Raw data —

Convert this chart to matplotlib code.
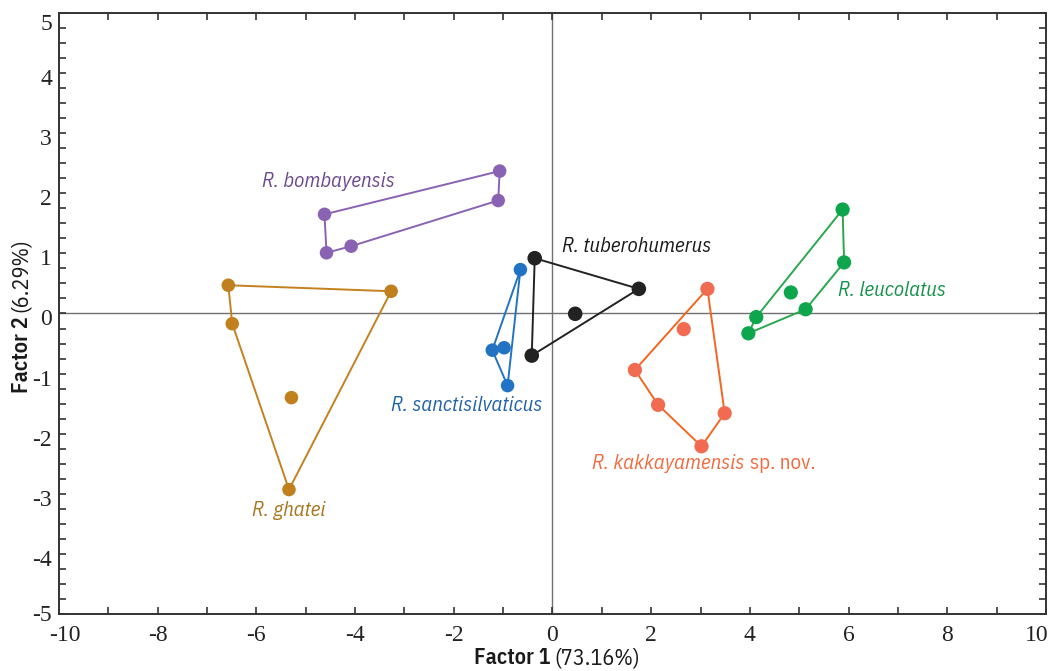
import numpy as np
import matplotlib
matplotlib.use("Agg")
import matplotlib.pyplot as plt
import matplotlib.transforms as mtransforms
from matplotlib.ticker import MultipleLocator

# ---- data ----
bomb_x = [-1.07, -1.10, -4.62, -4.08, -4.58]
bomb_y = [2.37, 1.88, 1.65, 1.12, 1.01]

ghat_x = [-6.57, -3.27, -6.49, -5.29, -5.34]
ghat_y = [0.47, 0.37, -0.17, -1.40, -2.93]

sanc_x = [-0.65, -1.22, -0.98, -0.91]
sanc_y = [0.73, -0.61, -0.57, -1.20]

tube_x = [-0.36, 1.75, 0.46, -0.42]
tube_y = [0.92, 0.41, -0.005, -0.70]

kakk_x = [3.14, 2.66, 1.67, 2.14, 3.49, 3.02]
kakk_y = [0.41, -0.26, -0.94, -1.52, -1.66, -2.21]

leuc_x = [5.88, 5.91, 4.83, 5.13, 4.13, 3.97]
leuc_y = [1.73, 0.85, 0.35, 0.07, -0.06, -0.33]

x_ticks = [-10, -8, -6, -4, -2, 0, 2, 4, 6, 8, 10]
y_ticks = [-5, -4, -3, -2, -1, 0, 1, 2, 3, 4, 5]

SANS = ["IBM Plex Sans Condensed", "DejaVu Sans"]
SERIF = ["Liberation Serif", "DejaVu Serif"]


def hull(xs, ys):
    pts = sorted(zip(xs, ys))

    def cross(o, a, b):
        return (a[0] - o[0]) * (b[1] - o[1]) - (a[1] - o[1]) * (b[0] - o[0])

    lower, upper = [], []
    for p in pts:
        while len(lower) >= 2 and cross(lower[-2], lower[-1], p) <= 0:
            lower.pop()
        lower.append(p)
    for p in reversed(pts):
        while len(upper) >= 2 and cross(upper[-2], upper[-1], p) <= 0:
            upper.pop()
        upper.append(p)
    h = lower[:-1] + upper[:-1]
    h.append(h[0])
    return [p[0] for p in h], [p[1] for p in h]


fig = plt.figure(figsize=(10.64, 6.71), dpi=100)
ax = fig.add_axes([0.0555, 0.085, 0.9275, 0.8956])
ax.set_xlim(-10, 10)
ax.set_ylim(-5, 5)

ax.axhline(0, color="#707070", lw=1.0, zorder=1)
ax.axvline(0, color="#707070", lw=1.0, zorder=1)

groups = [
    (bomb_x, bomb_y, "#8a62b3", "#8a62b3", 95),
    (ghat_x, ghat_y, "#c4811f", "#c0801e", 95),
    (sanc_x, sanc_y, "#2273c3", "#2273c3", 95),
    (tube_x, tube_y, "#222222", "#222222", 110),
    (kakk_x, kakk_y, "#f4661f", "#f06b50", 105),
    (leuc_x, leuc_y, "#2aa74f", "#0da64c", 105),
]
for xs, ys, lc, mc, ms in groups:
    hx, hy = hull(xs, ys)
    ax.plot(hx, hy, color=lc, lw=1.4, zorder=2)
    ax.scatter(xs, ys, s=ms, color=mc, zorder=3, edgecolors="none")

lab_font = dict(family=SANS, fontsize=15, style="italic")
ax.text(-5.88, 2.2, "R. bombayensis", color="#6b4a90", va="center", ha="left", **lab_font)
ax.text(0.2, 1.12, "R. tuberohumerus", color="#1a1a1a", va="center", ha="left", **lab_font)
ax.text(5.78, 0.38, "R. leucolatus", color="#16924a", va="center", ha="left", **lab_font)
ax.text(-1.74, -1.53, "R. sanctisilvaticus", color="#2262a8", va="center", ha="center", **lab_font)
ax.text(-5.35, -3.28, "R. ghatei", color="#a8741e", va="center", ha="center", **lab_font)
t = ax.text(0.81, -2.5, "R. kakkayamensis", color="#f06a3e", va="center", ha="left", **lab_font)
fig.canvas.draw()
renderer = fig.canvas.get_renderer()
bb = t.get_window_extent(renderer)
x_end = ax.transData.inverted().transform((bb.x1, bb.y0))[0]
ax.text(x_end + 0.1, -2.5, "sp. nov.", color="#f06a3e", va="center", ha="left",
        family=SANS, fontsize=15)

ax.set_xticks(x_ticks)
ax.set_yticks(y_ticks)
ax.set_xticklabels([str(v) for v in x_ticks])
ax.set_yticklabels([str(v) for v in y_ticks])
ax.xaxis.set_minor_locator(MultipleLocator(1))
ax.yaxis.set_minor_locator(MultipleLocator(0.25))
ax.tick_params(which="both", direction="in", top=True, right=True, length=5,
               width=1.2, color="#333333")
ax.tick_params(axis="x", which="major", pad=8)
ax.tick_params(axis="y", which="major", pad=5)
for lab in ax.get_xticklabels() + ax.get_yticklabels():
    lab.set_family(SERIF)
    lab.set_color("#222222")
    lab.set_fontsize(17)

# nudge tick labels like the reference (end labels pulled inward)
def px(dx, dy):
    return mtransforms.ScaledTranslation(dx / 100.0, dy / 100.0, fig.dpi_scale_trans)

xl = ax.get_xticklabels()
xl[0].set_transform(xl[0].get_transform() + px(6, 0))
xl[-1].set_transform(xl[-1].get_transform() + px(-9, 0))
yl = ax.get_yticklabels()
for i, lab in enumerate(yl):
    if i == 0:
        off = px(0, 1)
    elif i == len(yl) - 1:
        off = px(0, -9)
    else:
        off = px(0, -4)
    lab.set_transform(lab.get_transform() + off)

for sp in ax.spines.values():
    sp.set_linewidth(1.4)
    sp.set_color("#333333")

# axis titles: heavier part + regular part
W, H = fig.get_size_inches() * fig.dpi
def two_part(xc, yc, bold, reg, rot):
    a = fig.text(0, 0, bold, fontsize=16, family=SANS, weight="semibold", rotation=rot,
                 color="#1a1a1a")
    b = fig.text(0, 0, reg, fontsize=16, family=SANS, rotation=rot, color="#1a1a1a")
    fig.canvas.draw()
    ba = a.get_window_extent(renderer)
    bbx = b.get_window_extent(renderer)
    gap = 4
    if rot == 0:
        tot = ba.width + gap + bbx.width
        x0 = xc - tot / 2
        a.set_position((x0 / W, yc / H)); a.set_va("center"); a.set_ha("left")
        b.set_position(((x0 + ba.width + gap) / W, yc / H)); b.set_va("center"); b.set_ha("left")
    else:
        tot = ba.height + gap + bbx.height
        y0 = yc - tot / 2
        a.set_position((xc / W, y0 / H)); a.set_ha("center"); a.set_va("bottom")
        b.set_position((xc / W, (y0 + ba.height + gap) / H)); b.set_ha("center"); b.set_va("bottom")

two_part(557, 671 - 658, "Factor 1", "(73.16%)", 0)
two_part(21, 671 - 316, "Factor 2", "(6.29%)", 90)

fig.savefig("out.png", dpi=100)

Task — Write out exactly the opening lines of the data, stopping after the line that holds "from matplotlib.ticker import MultipleLocator". Exclude pictures.

Result of this task —
Convert this chart to matplotlib code.
import numpy as np
import matplotlib
matplotlib.use("Agg")
import matplotlib.pyplot as plt
import matplotlib.transforms as mtransforms
from matplotlib.ticker import MultipleLocator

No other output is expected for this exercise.